Abbildung 3.3 zeigt ein Uhrwerk der Firma Junghans von ca. 1875, das nahezu 1:1 einem amerikanischen Uhrwerk entspricht. Dieses Uhrwerk findet man z. B. in einer sogenannten Ogee Uhr von Junghans.
Abbildung 3.4 zeigt ein Uhrwerk von Junghans aus dem Jahre 1988-1890. Man findet wesentliche konstruktive Veränderungen gegenüber dem amerikanischen Vorbild. Das Hemmungsrad wurde zwischen die beiden Werkplatinen verschoben, es gibt eine eigene Schlossscheibe, die nicht mehr zusätzlich die Funktion eines Zahnrades übernimmt. Die Gabel ist an der Ankerwelle befestigt und nicht am Blechanker usw.
Ab ca. 1900 kommt ein neues Uhrwerk zum Einsatz, das als Neukonstruktion zu betrachten ist. Es nimmt Anleihen sowohl vom Massivuhrwerk als auch vom Amerikanerwerk. Die Federn sind in Federhäuser eingebaut, die Werkplatinen sind durchbrochen (siehe Abbildung 3.5)
4 Betrachtete Uhrwerke
Betrachtet wird eine Anzahl von Uhrwerken, die willkürlich ausgewählt wurden. Es sind Uhrwerke von
Uhrentypen wie
Tischuhr, Wanduhr, Regulator, Freischwinger, sowohl mit Feder- als auch Gewichtsantrieb. Sie sind
von mehreren
bekannten und unbekannten Herstellern und stellen typische Produkte des Industriezeitalters dar.

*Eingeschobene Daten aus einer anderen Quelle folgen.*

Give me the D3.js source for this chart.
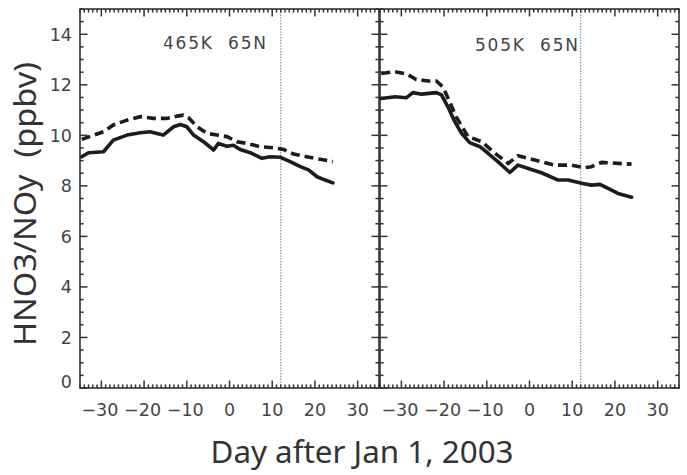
<!DOCTYPE html>
<html>
<head>
<meta charset="utf-8">
<script src="https://cdn.jsdelivr.net/npm/d3@7"></script>
<style>
  html, body { margin: 0; padding: 0; background: #fff; }
  svg { display: block; }
</style>
</head>
<body>
<svg id="chart" width="687" height="475"></svg>
<script>
// ---- data ----
const panelLabels = ["465K  65N", "505K  65N"];
const xTickValues = [-30, -20, -10, 0, 10, 20, 30];
const yTickValues = [0, 2, 4, 6, 8, 10, 12, 14];
const markerDay = 12;

const days465Solid = [-34.6,-33,-29.5,-27.2,-24,-20.9,-18.6,-17,-15.5,-13.1,-11.5,-10,-8.4,-6.1,-3.7,-2.6,-0.6,0.9,2.5,5.2,7.6,9.5,11.9,14.2,16.6,18.5,20.5,22.4,24.2];
const hno3_465Solid = [9.15,9.31,9.35,9.81,10.01,10.1,10.14,10.07,10.01,10.34,10.43,10.34,10.01,9.75,9.42,9.68,9.57,9.61,9.44,9.29,9.09,9.15,9.13,8.96,8.76,8.63,8.36,8.23,8.12];

const days465Dashed = [-34.6,-31.8,-29.5,-27.2,-24,-20.9,-17.8,-14.7,-12.3,-10.8,-9.6,-7.6,-5.3,-2.9,-0.6,1.7,4.1,7.2,10.3,12.7,15,18.1,21.2,24.2];
const hno3_465Dashed = [9.84,10.01,10.14,10.41,10.6,10.74,10.67,10.67,10.76,10.8,10.7,10.34,10.08,10.01,9.95,9.75,9.68,9.55,9.51,9.44,9.26,9.15,9.05,8.96];

const days505Solid = [-34.7,-31.5,-28.8,-27.3,-25.3,-21.8,-20.6,-19.1,-17.5,-15.9,-14,-11.6,-9.7,-7.4,-4.6,-2.7,-0.3,2.8,6.7,9,12.2,14.5,16.5,18.4,20.7,23.9];
const hno3_505Solid = [11.46,11.53,11.49,11.69,11.63,11.69,11.6,11.13,10.54,10.08,9.71,9.55,9.29,8.96,8.53,8.82,8.69,8.52,8.23,8.23,8.1,8.03,8.06,7.9,7.7,7.55];

const days505Dashed = [-34.7,-31.5,-28.8,-26.5,-23.7,-21.8,-20.2,-18.7,-17.2,-14.4,-11.2,-8.5,-5,-2.7,1.2,5.9,9.8,13,14.5,16.9,20.7,23.9];
const hno3_505Dashed = [12.45,12.52,12.43,12.21,12.15,12.15,11.9,11.33,10.74,9.95,9.75,9.35,8.89,9.19,9.02,8.82,8.82,8.72,8.76,8.93,8.89,8.86];

// ---- layout ----
const svg = d3.select("#chart");
const yTop = 9, yBottom = 388;
const panels = [
  { x0: 80, x1: 379, label: panelLabels[0], labelX: 163, labelY: 49,
    solid: [days465Solid, hno3_465Solid], dashed: [days465Dashed, hno3_465Dashed] },
  { x0: 380, x1: 679, label: panelLabels[1], labelX: 475, labelY: 51,
    solid: [days505Solid, hno3_505Solid], dashed: [days505Dashed, hno3_505Dashed] }
];

const y = d3.scaleLinear().domain([0, 15]).range([yBottom, yTop]);
const axisColor = "#333";
const textColor = "#444";
const tickFont = "DejaVu Sans, Liberation Sans, sans-serif";

const xMinor = d3.range(-35, 35.01, 1);
const yMinor = d3.range(0, 15.01, 0.5);

panels.forEach((p, i) => {
  const x = d3.scaleLinear().domain([-35, 35]).range([p.x0, p.x1]);
  const g = svg.append("g");

  // dotted marker line
  g.append("line")
    .attr("x1", x(markerDay)).attr("x2", x(markerDay))
    .attr("y1", y(15)).attr("y2", y(0))
    .attr("stroke", "#8a8a8a").attr("stroke-width", 1.2)
    .attr("stroke-dasharray", "1.4,1.4");

  const isMajorX = d => xTickValues.indexOf(d) >= 0;
  const isMajorY = d => yTickValues.indexOf(d) >= 0;
  // bottom & top ticks (inward)
  [[yBottom, -1], [yTop, 1]].forEach(([ty, dir]) => {
    g.append("g").selectAll("line").data(xMinor).join("line")
      .attr("x1", d => x(d)).attr("x2", d => x(d))
      .attr("y1", ty).attr("y2", d => ty + dir * (isMajorX(d) ? 7.5 : 3.6))
      .attr("stroke", axisColor).attr("stroke-width", 1.5);
  });
  // left & right ticks (inward)
  [[p.x0, 1], [p.x1, -1]].forEach(([tx, dir]) => {
    g.append("g").selectAll("line").data(yMinor).join("line")
      .attr("y1", d => y(d)).attr("y2", d => y(d))
      .attr("x1", tx).attr("x2", d => tx + dir * (isMajorY(d) ? 7.5 : 3.6))
      .attr("stroke", axisColor).attr("stroke-width", 1.5);
  });

  // frame
  g.append("rect")
    .attr("x", p.x0).attr("y", yTop)
    .attr("width", p.x1 - p.x0).attr("height", yBottom - yTop)
    .attr("fill", "none").attr("stroke", axisColor).attr("stroke-width", 1.6);

  // x tick labels
  g.selectAll("text.xt").data(xTickValues).join("text")
    .attr("class", "xt")
    .attr("x", d => x(d) - (d < 0 ? 1.5 : 0)).attr("y", 416)
    .attr("text-anchor", "middle")
    .attr("font-family", tickFont).attr("font-size", 17.5)
    .attr("fill", textColor)
    .text(d => d < 0 ? "\u2212" + Math.abs(d) : String(d));

  // y tick labels (left panel only)
  if (i === 0) {
    g.selectAll("text.yt").data(yTickValues).join("text")
      .attr("class", "yt")
      .attr("x", 72).attr("y", d => Math.min(y(d), 382))
      .attr("dy", "0.36em")
      .attr("text-anchor", "end")
      .attr("font-family", tickFont).attr("font-size", 17.5)
      .attr("fill", textColor)
      .text(d => String(d));
  }

  // data lines
  const line = d3.line().x(d => x(d[0])).y(d => y(d[1]));
  const toPts = s => s[0].map((d, k) => [d, s[1][k]]);
  g.append("path").datum(toPts(p.solid))
    .attr("d", line).attr("fill", "none")
    .attr("stroke", "#1c1c1c").attr("stroke-width", 3.6)
    .attr("stroke-linejoin", "round").attr("stroke-linecap", "round");
  g.append("path").datum(toPts(p.dashed))
    .attr("d", line).attr("fill", "none")
    .attr("stroke", "#1c1c1c").attr("stroke-width", 3.6)
    .attr("stroke-dasharray", "9,5");

  // panel label
  g.append("text")
    .attr("x", p.labelX).attr("y", p.labelY)
    .attr("font-family", tickFont).attr("font-size", 17)
    .attr("fill", textColor)
    .attr("textLength", 103).attr("lengthAdjust", "spacing")
    .style("white-space", "pre")
    .text(p.label);
});

// axis titles
svg.append("text")
  .attr("x", 362).attr("y", 463)
  .attr("text-anchor", "middle")
  .attr("font-family", "Noto Sans, Open Sans, sans-serif").attr("font-size", 30)
  .attr("fill", "#333")
  .attr("textLength", 303).attr("lengthAdjust", "spacingAndGlyphs")
  .text("Day after Jan 1, 2003");

svg.append("text")
  .attr("transform", "translate(36,204) rotate(-90)")
  .attr("text-anchor", "middle")
  .attr("font-family", "Noto Sans, Open Sans, sans-serif").attr("font-size", 31)
  .attr("fill", "#333")
  .attr("textLength", 284).attr("lengthAdjust", "spacingAndGlyphs")
  .style("white-space", "pre")
  .text("HNO3/NOy  (ppbv)");
</script>
</body>
</html>
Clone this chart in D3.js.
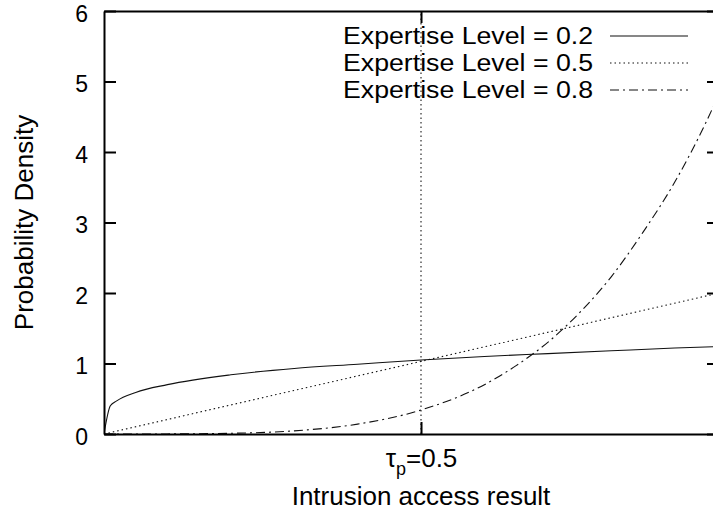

Abbildung 4.1 zeigt eine Übersicht über die Herstellerfirmen der betrachteten Uhrwerke. Demnach
wurden Uhrwerke von
16 bekannten Uhrenherstellern in die Untersuchung einbezogen. Dazu kommt die Herstellerfirma, die in
der Abbildung
mit „Unbekannt“ beschriftet ist. Dahinter verbergen sich verschiedene Hersteller, die teilweise zu
den 16 bekannten
Uhrenherstellern gehören. Insgesamt wurden 126 Uhrwerke bezüglich ihrer Markierungen ausgewertet.